Bursty Tracing: A Framework for Low-Overhead Temporal Profiling

  • Martin Hirzel ,
  • Trishul Chilimbi

IN 4TH ACM WORKSHOP ON FEEDBACK-DIRECTED AND DYNAMIC OPTIMIZATION |

Published by ACM

With processor speed increasing much more rapidly than memory access speed, memory system optimizations have the potential to significantly improve program performance. Unfortunately, cache-level optimizations often require detailed temporal information about a program’s references to be effective. Traditional techniques for obtaining this information are too expensive to be practical in an on-line setting. We address this problem by describing and evaluating a framework for low-overhead temporal profiling. Our framework extends the Arnold-Ryder framework that uses instrumentation and counter-based sampling to collect frequency profiles with low overhead. Our framework samples bursts (sub-sequences) of the trace of all runtime events to construct a temporal program pro- file. Our bursty tracing profiler is built using Vulcan, an executable-editing tool for x86, and we evaluate it on optimized x86 binaries.
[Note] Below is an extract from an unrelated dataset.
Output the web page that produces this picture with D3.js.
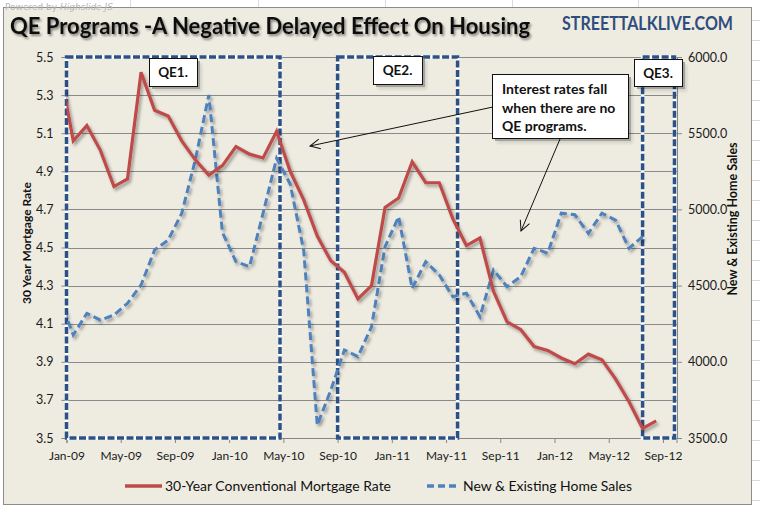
<!DOCTYPE html>
<html><head><meta charset="utf-8">
<script src="https://cdn.jsdelivr.net/npm/d3@7"></script>
<style>
body{margin:0;background:#fff;}
svg{display:block;font-family:Lato,"Open Sans",sans-serif;}
</style>
</head><body>
<svg id="chart" width="760" height="515"></svg>
<script>
// ---------- data (monthly, first value = Dec-08, partially clipped at the left edge) ----------
const firstMonth = -1; // Dec-08 relative to Jan-09
const mortgageRate = [5.44,
  5.06,5.14,5.01,4.82,4.86,5.42,5.22,5.19,5.06,4.96,4.88,4.93,
  5.03,4.99,4.97,5.11,4.90,4.75,4.56,4.43,4.37,4.23,4.30,4.71,
  4.76,4.95,4.84,4.84,4.65,4.51,4.55,4.27,4.11,4.07,3.98,3.96,
  3.92,3.89,3.94,3.91,3.81,3.69,3.55,3.59];
const homeSales = [4416,
  4176,4318,4274,4307,4384,4504,4734,4799,4974,5324,5751,4850,
  4657,4624,4975,5335,5167,4730,3585,3815,4077,4034,4230,4755,
  4952,4482,4657,4570,4427,4450,4296,4602,4493,4558,4745,4712,
  4975,4965,4843,4975,4930,4745,4821];
const xTickLabels = ["Jan-09","May-09","Sep-09","Jan-10","May-10","Sep-10","Jan-11","May-11","Sep-11","Jan-12","May-12","Sep-12"];
const xTickStep = 4;
const leftTicks = [3.5,3.7,3.9,4.1,4.3,4.5,4.7,4.9,5.1,5.3,5.5];
const rightTicks = [3500,4000,4500,5000,5500,6000];
const qeNames = ["QE1.","QE2.","QE3."];
const qeStart = [0, 20, 42.5];      // in months from Jan-09
const qeEnd   = [15.75, 28.85, 44.85];
const seriesNames = ["30-Year Conventional Mortgage Rate","New & Existing Home Sales"];

// ---------- layout ----------
const svg = d3.select("#chart");
const plot = {left:66.5, right:677, top:57, bottom:438};
const totalMonths = 45;
const x = d3.scaleLinear().domain([0,totalMonths]).range([plot.left, 676.5]);
const yL = d3.scaleLinear().domain([3.5,5.5]).range([plot.bottom, plot.top]);
const yR = d3.scaleLinear().domain([3500,6000]).range([plot.bottom, plot.top]);
const red = "#be4b48", blue = "#4f81bd", qeColor = "#2b5186";

const defs = svg.append("defs");
const sh = defs.append("filter").attr("id","shadow").attr("x","-10%").attr("y","-10%").attr("width","130%").attr("height","130%");
sh.append("feDropShadow").attr("dx",2).attr("dy",2.5).attr("stdDeviation",1.6).attr("flood-color","#000").attr("flood-opacity",0.35);
const tsh = defs.append("filter").attr("id","tshadow").attr("x","-5%").attr("y","-20%").attr("width","110%").attr("height","150%");
tsh.append("feDropShadow").attr("dx",1.5).attr("dy",2).attr("stdDeviation",1.3).attr("flood-color","#000").attr("flood-opacity",0.45);
defs.append("clipPath").attr("id","plotclip").append("rect")
  .attr("x",plot.left).attr("y",0).attr("width",plot.right-plot.left).attr("height",515);

// Excel sheet grid outside the chart
const sheet = svg.append("g").attr("stroke","#dadada").attr("stroke-width",1);
[130,258,385,512,638].forEach(v=>sheet.append("line").attr("x1",v+0.5).attr("x2",v+0.5).attr("y1",0).attr("y2",7));
d3.range(20,515,20).forEach(v=>sheet.append("line").attr("x1",752).attr("x2",760).attr("y1",v+0.5).attr("y2",v+0.5));

// chart area
svg.append("rect").attr("x",3.5).attr("y",7.5).attr("width",748).attr("height",497)
  .attr("fill","#eeece1").attr("stroke","#8c8c8c").attr("stroke-width",1);

// watermark
const wm = svg.append("text").attr("x",5).attr("y",10).attr("font-size",9).attr("fill","#b5b5b5")
  .attr("font-family","'DejaVu Sans',sans-serif");
wm.append("tspan").text("Powered by ");
wm.append("tspan").attr("font-style","italic").text("Highslide JS");

// title
svg.append("text").attr("x",10).attr("y",33.5).attr("font-size",22.5).attr("font-weight","bold")
  .attr("fill","#111").attr("filter","url(#tshadow)").attr("textLength",520).attr("lengthAdjust","spacingAndGlyphs")
  .text("QE Programs -A Negative Delayed Effect On Housing");
svg.append("text").attr("x",562).attr("y",30).attr("font-size",18).attr("font-weight","bold")
  .attr("fill","#2f4d7e").attr("textLength",171).attr("lengthAdjust","spacingAndGlyphs").text("STREETTALKLIVE.COM");

// gridlines
svg.append("g").selectAll("line").data(leftTicks).join("line")
  .attr("x1",plot.left).attr("x2",plot.right)
  .attr("y1",d=>Math.round(yL(d))+0.5).attr("y2",d=>Math.round(yL(d))+0.5)
  .attr("stroke","#8a8a8a").attr("stroke-width",1);

// axes
const fmt1 = d3.format(".1f");
const gL = svg.append("g").attr("transform",`translate(${plot.left},0)`)
  .call(d3.axisLeft(yL).tickValues(leftTicks).tickFormat(fmt1).tickSize(5).tickPadding(8));
const gR = svg.append("g").attr("transform",`translate(${plot.right},0)`)
  .call(d3.axisRight(yR).tickValues(rightTicks).tickFormat(fmt1).tickSize(5).tickPadding(6));
const xTickVals = xTickLabels.map((d,i)=>i*xTickStep);
const gX = svg.append("g").attr("transform",`translate(0,${plot.bottom})`)
  .call(d3.axisBottom(x).tickValues(xTickVals).tickFormat((d,i)=>xTickLabels[i]).tickSize(5).tickPadding(8));
[gL,gR,gX].forEach(g=>{
  g.select(".domain").attr("stroke","#868686");
  g.selectAll(".tick line").attr("stroke","#868686");
  g.selectAll("text").attr("fill","#1a1a1a").attr("font-size",12.5).attr("font-family","Lato,sans-serif");
});
gX.selectAll("text").attr("font-size",12);

// axis titles
svg.append("text").attr("transform","translate(31,243) rotate(-90)").attr("text-anchor","middle")
  .attr("font-size",12).attr("font-weight","bold").attr("fill","#111").text("30 Year Mortgage Rate");
svg.append("text").attr("transform","translate(737,219) rotate(-90)").attr("text-anchor","middle")
  .attr("font-size",12.5).attr("font-weight","bold").attr("fill","#111").text("New & Existing Home Sales");

// QE boxes
const qeData = qeNames.map((n,i)=>({name:n,s:qeStart[i],e:qeEnd[i]}));
const qeG = svg.append("g");
qeG.selectAll("rect.bg").data(qeData).join("rect").attr("class","bg")
  .attr("x",d=>x(d.s)).attr("y",yL(5.5)).attr("width",d=>x(d.e)-x(d.s)).attr("height",yL(3.5)-yL(5.5))
  .attr("fill","none").attr("stroke","#ffffff").attr("stroke-width",3.5);
qeG.selectAll("rect.fg").data(qeData).join("rect").attr("class","fg")
  .attr("x",d=>x(d.s)).attr("y",yL(5.5)).attr("width",d=>x(d.e)-x(d.s)).attr("height",yL(3.5)-yL(5.5))
  .attr("fill","none").attr("stroke",qeColor).attr("stroke-width",3.5).attr("stroke-dasharray","7,2.5");

// lines
const lines = svg.append("g").attr("clip-path","url(#plotclip)");
const rateLine = d3.line().x((d,i)=>x(firstMonth+i+0.5)).y(d=>yL(d));
const salesLine = d3.line().x((d,i)=>x(firstMonth+i+0.5)).y(d=>yR(d));
lines.append("path").datum(homeSales).attr("d",salesLine).attr("fill","none")
  .attr("stroke",blue).attr("stroke-width",3).attr("stroke-dasharray","8,4").attr("filter","url(#shadow)");
lines.append("path").datum(mortgageRate).attr("d",rateLine).attr("fill","none")
  .attr("stroke",red).attr("stroke-width",3.2).attr("stroke-linejoin","miter").attr("filter","url(#shadow)");

// label boxes
function labelBox(x0,y0,w,h,lines,opts={}){
  const g = svg.append("g");
  g.append("rect").attr("x",x0+3).attr("y",y0+3).attr("width",w).attr("height",h).attr("fill","#000").attr("opacity",0.3)
    .attr("filter","url(#shadow)");
  g.append("rect").attr("x",x0+0.5).attr("y",y0+0.5).attr("width",w).attr("height",h).attr("fill","#fff").attr("stroke","#111").attr("stroke-width",1);
  lines.forEach((t,i)=>{
    g.append("text").attr("x",opts.left? x0+opts.left : x0+w/2).attr("y",y0+(opts.first||19)+i*(opts.lh||18.5))
      .attr("text-anchor",opts.left?"start":"middle").attr("font-size",opts.fs||13.5).attr("font-weight","bold")
      .attr("fill","#111").text(t);
  });
}
labelBox(149,58,48,28,[qeNames[0]]);
labelBox(373,56,49,28,[qeNames[1]]);
labelBox(634,59,48,27,[qeNames[2]]);

// arrows
const ah = defs.append("marker").attr("id","arrow").attr("viewBox","0 0 12 12").attr("refX",11).attr("refY",6)
  .attr("markerWidth",12).attr("markerHeight",12).attr("markerUnits","userSpaceOnUse").attr("orient","auto");
ah.append("path").attr("d","M1,1 L11,6 L1,11").attr("fill","none").attr("stroke","#111").attr("stroke-width",1);
svg.append("line").attr("x1",493).attr("y1",107).attr("x2",310).attr("y2",146)
  .attr("stroke","#111").attr("stroke-width",1).attr("marker-end","url(#arrow)");
svg.append("line").attr("x1",560).attr("y1",139).attr("x2",521).attr("y2",231)
  .attr("stroke","#111").attr("stroke-width",1).attr("marker-end","url(#arrow)");

labelBox(492,74,136,64,["Interest rates fall","when there are no","QE programs."],{left:10,first:20,lh:18.5,fs:14});

// legend
const lg = svg.append("g");
lg.append("line").attr("x1",125).attr("x2",162).attr("y1",486).attr("y2",486).attr("stroke",red).attr("stroke-width",3.5);
lg.append("text").attr("x",165).attr("y",491).attr("font-size",14).attr("fill","#111")
  .attr("textLength",226).attr("lengthAdjust","spacingAndGlyphs").text(seriesNames[0]);
lg.append("line").attr("x1",427).attr("x2",456).attr("y1",486).attr("y2",486).attr("stroke",blue).attr("stroke-width",3.5).attr("stroke-dasharray","7,4");
lg.append("text").attr("x",463).attr("y",491).attr("font-size",14).attr("fill","#111")
  .attr("textLength",169).attr("lengthAdjust","spacingAndGlyphs").text(seriesNames[1]);
</script>
</body></html>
Like the Arnold-Ryder framework, we have the advantages of not requiring operating system or hardware support and being deterministic. Unlike them, we are not limited to capturing temporal relationships on intraprocedural acyclic paths since our trace bursts can span procedure boundaries. In addition, our framework does not require access to program source or recompilation. A direct implementation of our extensions to the Arnold-Ryder framework results in profiling overhead of 6-35%. We describe techniques that reduce this overhead to 3-18%, making it suitable for use in an on-line setting.